Rambert Dance Company

Gender-posing, music-chasing, interrogation under torture, sci-fi – an astonishingly mixed bill from Rambert


There are so many styles and subjects in Rambert’s programme that it is not only the dancers who need to keep on their toes. The opener is newcomer Melanie Teall’s L’Eveil, for six women. Built on a lexicon of moves taken from feminine poses – from sculptures to fashion shots – it is a slight though well-crafted piece, given emotional weight by cabaret songs, sung live by Melanie Marshall.

Karole Armitage’s Gran Partita is a courtly, balletic confection set to Mozart, for 11 dancers. On the surface it is artful and rarefied, the choreography playfully chasing the music’s tail. Underneath is some lightly subversive gender-play: men and women swapping roles in duets, little ménages à trois morphing into fours and fives. Plenty of physical wit, yet the sparks don’t fly.

Tap dance is not, as a rule, an instrument of torture. But in Christopher Bruce’s Swansong, in which a prisoner is interrogated by two guards, it is chillingly effective. The rhythm of their feet tracks the power play: a hammering accusation, weary denials, a sputter of fear. The guards mock their captive with light-hearted routines, force him into humiliating jollity, hint how readily their canes could become weapons. The dramatic scenario, combined with a direct, expressive modern dance style, gives Swansong real punch. A hit in 1987, this revival is timely – who had heard of “rendition” back then?
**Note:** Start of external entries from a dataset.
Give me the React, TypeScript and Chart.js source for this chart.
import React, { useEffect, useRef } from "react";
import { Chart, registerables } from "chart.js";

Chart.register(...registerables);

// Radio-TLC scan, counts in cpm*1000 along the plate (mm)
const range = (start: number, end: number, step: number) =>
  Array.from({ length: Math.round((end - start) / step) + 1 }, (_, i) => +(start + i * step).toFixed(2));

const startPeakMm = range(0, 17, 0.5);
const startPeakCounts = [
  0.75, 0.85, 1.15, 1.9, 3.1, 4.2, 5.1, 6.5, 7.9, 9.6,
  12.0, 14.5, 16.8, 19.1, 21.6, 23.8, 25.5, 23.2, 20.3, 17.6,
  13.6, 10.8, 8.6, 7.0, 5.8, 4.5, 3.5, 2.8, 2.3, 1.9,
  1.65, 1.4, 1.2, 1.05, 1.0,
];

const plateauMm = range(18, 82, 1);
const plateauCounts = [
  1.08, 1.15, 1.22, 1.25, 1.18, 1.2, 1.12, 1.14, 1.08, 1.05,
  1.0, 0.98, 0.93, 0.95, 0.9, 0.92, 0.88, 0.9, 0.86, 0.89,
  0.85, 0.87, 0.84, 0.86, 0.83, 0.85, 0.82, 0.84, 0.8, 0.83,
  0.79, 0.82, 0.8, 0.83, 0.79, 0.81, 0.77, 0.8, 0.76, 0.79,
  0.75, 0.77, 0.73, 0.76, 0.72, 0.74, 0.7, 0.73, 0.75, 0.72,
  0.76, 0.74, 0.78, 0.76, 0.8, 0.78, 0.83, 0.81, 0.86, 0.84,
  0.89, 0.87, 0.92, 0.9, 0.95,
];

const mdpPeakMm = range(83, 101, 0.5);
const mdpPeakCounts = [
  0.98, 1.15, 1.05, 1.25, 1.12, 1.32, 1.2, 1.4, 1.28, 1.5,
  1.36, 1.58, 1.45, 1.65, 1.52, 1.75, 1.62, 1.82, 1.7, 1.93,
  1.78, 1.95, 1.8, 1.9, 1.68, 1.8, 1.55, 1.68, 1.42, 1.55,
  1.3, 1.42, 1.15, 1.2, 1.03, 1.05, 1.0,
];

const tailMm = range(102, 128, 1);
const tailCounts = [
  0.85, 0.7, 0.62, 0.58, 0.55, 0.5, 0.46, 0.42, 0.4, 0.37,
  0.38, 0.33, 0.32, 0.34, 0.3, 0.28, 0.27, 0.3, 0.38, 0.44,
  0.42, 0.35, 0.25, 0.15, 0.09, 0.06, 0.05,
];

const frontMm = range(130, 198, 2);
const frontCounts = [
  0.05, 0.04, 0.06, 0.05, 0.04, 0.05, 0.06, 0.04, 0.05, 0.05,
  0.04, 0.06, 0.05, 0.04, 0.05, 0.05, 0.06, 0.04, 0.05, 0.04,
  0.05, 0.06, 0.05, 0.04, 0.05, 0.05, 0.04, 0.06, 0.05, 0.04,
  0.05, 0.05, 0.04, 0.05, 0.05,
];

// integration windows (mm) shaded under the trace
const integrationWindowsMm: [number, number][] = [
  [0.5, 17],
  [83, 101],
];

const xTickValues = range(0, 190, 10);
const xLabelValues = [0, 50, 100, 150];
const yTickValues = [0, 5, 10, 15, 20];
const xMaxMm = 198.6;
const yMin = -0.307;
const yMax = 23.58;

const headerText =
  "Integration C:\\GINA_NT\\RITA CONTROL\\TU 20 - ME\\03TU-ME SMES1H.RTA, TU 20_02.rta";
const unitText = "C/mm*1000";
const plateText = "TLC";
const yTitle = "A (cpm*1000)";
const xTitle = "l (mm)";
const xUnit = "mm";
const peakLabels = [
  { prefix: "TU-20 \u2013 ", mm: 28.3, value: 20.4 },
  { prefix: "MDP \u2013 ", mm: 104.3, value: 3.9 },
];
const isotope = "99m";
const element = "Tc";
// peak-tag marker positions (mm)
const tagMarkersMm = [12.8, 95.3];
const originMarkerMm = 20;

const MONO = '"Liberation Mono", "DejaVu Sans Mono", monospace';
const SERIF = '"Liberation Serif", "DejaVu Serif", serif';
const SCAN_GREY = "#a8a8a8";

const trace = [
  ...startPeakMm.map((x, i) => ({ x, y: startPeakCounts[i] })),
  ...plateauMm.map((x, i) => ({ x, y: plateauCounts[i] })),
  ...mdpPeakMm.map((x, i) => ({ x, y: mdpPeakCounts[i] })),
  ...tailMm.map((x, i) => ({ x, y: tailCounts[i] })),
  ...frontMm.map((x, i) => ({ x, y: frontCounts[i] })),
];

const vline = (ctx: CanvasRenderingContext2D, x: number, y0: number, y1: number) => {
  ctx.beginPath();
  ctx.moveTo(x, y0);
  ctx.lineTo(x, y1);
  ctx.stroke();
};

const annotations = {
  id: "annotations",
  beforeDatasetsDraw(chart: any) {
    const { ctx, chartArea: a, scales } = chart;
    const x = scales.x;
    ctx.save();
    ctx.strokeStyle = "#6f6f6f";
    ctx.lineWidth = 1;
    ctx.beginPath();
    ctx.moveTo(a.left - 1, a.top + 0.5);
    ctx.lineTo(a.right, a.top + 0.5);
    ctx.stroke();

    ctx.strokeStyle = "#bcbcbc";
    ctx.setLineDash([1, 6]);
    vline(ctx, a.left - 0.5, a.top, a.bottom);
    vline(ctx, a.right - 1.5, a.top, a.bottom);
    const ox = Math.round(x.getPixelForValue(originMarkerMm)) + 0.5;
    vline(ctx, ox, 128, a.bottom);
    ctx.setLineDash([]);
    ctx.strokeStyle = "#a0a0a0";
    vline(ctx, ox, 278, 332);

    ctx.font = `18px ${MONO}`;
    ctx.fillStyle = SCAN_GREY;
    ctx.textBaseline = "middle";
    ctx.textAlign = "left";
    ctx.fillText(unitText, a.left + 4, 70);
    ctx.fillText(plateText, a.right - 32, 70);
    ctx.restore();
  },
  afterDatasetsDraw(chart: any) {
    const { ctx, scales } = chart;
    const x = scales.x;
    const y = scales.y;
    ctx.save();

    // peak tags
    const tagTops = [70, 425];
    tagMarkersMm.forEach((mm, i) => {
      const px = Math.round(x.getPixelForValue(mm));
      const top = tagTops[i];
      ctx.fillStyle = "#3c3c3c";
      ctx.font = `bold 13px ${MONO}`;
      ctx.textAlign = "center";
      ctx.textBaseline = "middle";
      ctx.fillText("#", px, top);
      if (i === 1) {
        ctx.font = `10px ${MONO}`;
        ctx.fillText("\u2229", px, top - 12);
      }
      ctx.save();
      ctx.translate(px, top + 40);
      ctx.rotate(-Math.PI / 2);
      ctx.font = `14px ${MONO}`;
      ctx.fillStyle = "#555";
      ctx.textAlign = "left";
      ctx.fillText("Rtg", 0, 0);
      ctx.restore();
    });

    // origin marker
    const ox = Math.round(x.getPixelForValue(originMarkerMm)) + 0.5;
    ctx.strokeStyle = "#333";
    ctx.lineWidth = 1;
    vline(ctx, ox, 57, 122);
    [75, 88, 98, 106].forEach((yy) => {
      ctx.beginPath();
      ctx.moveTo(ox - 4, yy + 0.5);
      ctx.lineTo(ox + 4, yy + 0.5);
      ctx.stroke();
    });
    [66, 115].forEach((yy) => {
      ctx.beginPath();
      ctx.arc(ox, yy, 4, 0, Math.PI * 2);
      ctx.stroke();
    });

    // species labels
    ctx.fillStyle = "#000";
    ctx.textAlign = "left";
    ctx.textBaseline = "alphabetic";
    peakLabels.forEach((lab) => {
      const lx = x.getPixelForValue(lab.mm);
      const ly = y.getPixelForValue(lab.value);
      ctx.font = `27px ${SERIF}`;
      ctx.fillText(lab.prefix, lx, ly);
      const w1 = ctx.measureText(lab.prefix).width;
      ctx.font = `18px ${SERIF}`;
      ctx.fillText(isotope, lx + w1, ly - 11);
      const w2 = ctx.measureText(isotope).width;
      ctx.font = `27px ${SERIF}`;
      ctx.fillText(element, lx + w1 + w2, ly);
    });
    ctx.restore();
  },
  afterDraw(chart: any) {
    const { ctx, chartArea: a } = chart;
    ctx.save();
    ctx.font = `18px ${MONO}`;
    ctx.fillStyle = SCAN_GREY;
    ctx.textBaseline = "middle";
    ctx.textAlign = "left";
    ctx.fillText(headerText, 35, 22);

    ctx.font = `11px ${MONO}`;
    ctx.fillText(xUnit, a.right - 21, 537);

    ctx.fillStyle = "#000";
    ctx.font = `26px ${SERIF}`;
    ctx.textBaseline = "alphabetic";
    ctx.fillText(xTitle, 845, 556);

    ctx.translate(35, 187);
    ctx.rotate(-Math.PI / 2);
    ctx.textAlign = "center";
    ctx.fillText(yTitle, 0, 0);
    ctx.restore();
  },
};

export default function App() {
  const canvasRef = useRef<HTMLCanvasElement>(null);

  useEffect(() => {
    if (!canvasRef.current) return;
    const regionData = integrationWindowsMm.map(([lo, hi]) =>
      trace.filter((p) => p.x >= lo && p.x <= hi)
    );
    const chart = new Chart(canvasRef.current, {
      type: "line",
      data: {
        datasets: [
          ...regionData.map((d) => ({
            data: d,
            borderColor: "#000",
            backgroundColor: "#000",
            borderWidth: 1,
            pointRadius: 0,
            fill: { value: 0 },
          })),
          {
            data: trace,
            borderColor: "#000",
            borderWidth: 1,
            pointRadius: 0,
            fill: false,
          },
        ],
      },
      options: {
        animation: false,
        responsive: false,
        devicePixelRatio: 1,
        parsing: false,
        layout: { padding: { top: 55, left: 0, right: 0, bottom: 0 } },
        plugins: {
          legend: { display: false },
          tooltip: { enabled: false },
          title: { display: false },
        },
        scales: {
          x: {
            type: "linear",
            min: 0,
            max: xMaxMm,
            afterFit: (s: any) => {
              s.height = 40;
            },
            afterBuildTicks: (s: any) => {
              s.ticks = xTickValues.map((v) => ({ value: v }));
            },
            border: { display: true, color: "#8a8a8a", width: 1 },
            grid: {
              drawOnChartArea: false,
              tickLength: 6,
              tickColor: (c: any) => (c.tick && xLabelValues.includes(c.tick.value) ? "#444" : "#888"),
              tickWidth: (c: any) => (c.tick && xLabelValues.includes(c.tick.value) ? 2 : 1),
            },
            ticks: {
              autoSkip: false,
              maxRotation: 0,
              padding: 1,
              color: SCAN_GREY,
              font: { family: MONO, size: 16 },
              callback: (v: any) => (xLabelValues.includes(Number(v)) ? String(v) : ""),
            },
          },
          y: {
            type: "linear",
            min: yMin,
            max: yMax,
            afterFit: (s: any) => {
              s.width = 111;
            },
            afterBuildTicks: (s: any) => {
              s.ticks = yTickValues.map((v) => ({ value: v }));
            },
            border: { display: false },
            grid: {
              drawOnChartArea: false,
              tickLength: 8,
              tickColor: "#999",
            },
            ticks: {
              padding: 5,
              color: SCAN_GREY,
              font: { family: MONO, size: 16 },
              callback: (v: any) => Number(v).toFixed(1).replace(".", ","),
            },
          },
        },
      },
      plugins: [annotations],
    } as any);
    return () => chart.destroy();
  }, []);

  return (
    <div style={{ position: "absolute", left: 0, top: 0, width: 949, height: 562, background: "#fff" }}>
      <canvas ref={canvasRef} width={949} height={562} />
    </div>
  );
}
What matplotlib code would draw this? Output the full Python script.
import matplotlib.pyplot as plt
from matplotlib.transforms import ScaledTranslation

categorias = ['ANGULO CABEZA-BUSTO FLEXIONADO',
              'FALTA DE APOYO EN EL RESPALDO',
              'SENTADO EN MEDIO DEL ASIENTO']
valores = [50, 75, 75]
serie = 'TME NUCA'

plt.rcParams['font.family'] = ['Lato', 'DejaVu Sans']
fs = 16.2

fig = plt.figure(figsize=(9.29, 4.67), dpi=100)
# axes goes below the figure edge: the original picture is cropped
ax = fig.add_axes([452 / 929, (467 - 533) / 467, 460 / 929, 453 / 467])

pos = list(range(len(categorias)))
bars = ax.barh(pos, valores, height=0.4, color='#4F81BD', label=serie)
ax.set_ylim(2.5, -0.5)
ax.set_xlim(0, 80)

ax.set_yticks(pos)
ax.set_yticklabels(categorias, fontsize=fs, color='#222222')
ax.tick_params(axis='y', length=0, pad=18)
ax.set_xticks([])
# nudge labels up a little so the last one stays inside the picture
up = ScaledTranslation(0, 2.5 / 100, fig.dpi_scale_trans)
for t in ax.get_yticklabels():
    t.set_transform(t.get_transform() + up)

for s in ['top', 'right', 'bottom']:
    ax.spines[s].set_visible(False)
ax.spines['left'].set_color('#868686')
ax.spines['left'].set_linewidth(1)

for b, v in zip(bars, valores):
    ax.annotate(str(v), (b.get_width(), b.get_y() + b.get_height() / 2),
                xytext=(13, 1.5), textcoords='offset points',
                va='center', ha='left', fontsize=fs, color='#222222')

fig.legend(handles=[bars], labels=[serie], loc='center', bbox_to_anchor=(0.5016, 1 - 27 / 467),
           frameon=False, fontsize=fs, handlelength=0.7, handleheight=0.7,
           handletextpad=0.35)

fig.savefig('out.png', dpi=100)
It is hard to tell what’s going on in Australian Garry Stewart’s Infinity, but it gets by on sheer energy and atmosphere. Mists hang low, red dust trickles from the ceiling. The dancers, in strange vertebral costumes, tumble and hurtle about, their limbs splayed and crooked. With its arcane rituals, underworld ambience and alien lifeforms, it is all very sci-fi/horror. That’s my kind of dance.